Martha G. Thorwick (1863 – November 16, 1921) was a Norwegian-born American clubwoman and medical doctor based in San Francisco, California, whose personal life was the subject of scandal and headlines.

==Early life==
Martha Gurine Thorwick was born in Tingvoll Municipality in Nordmøre, Norway, and immigrated to Chicago as a girl. She attended Jenner Medical College and the University of Illinois and earned her medical degree in 1901.

==Career==
Thorwick had a medical practice in San Francisco from 1901. In 1920 she was listed as affiliated with the Mendocino State Hospital; in 1921, she resigned from a post as physician at the California School for Girls in Ventura; her resignation precipitated a school-wide violent protest.

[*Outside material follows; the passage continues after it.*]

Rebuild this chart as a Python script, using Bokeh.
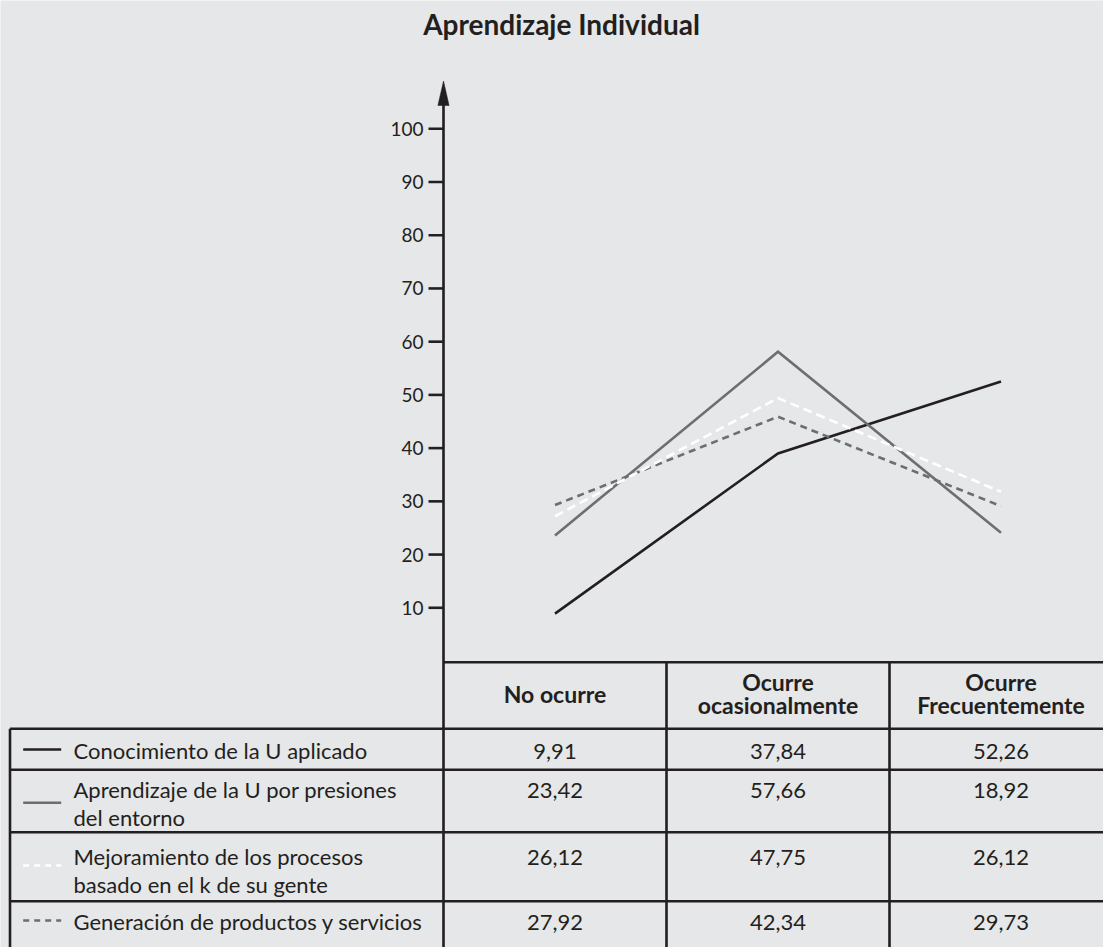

Thorwick was also active in Scandinavian women's organizations in San Francisco. She founded NORA (a Norwegian women's hospital charity) and was its president for several years. She also helped to organize the Daughters of Norway Lodge Anna Kolbjornsen No. 4, and served as secretary of the Danish Sisterhood.

==Personal life==
In 1915, Martha G. Thorwick married her patient, Niso Secondo di Giannini, an Italian count and World War I veteran she first met in Chicago. However, the count soon accused Thorwick of trickery, medical malpractice, and abuse, and sued for annulment on the basis of "fraud and duress". They divorced; in 1917 he announced that he was returning to France, because "I prefer the front line trenches to matrimony." He nonetheless continued to harass Dr. Thorwick, narrowly avoiding a jail sentence for his activities.

Martha Gurine Thorwick di Giannini died in 1921, aged 58 years, from stomach cancer, in San Francisco.